All the (great!) talk about Pitchfork’s People’s List is making me think about the idea of a nationally representative poll that asked people about their favorite albums. What would that be like? What would it mean? Is it even a thing we desire? The 12% representation of women in the voter pool for the Pitchfork list is highly problematic, but we wouldn’t necessarily be interested in the results from a true national sample, either. Why would we want to know, again, that most people like the Beatles? What the poll was an attempt to do was to capture the opinions of a particular subpopulation - “Pitchfork readers,” a legitimate subpopulation of interest - that’s hard to define without just getting people to opt-in. A poll of those people that actually reflected the demographics of the readership would be great. But again: is that even something we’re interested in? Do we actually want to know the list of albums most people who read Pitchfork think are the best albums, or are we really interested in seeing what happens when we urge people who read Pitchfork to tell us what their favorite albums are? That seems to be the important thread running through all the commentary I’ve seen: not that the big list is meaningful, but the way the process played out was, with the final tally as an indicator of what happened. (Which is why it’s so nice the website lets you break it down by demographics.) We’re talking about, and seeing, are polling effects, not polling results.
Anyway, I guess what I’m saying is that the World Values Survey should really, really, really include a “What’s your favorite album?” question on their next round.
I also think this is why the most interesting part of the list is the “Distinction Index”, because that seems like a better representation of what people might actually like, instead of just going with the flow of previous critical consensus. For example, it’s a lot easier for me to believe that 58% of people ages 16-20 think highly of Goblin than the idea that that same group really thinks an album that came out before they were five (OK Computer) is the best of the past 15 years.

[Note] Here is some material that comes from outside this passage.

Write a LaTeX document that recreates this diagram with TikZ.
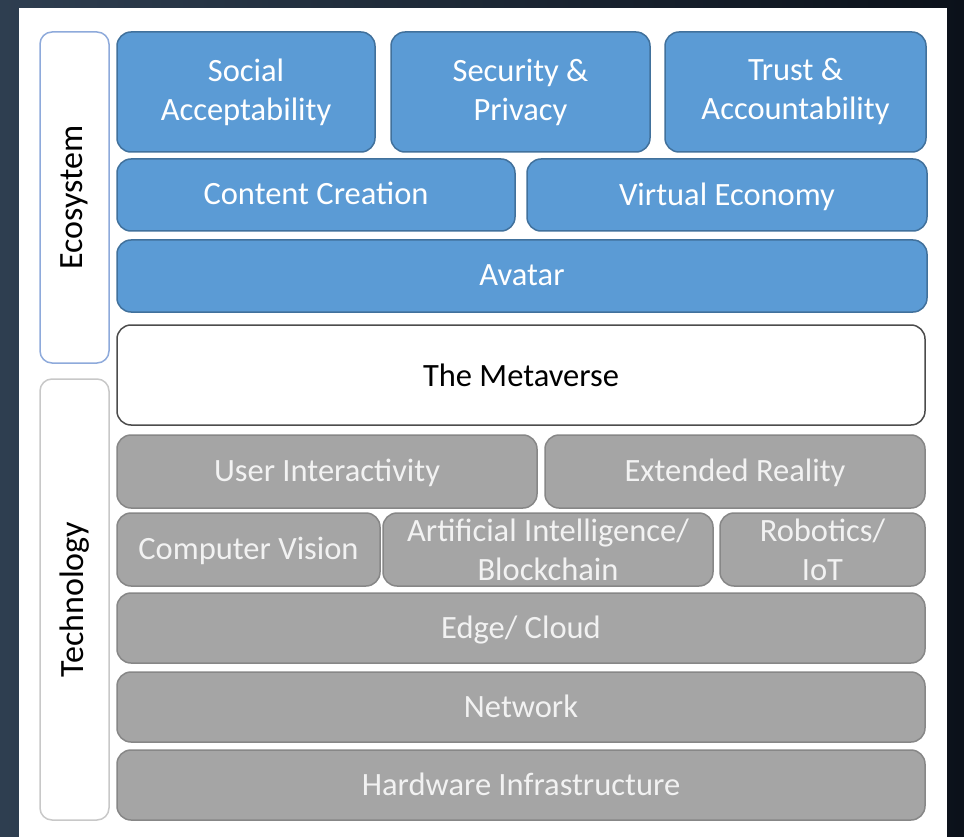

I’d be interested to know in more detail how the ‘Distinction Index’ was calculated, although my knowledge of statistics is fairly limited and superficial. Does the percentage figure mean that proportion of whatever group (gender, age, location) gave a vote to that album, or is it more complex?
The distinction index can’t be “proportion of [group] who voted for this”, the percentages are way too high - and it would mean the distinction index and the points were the same. It also probably can’t be what I initially thought it was, i.e. “% of votes for this album from this demographic group” because the male only indices are too low, only one tops the 88% figure which you’d expect to be average. I then thought, OK, it’s an index which has been repurposed as a percentage for some reason, i.e. 50% would be 150 on an index? But then the figures seem really low, given how niche some of the records are. So I don’t know.
Incidentally I don’t think there’s a useful distinction between “go with the flow” and “actually like”, we’re an animal that learns by copying etc etc.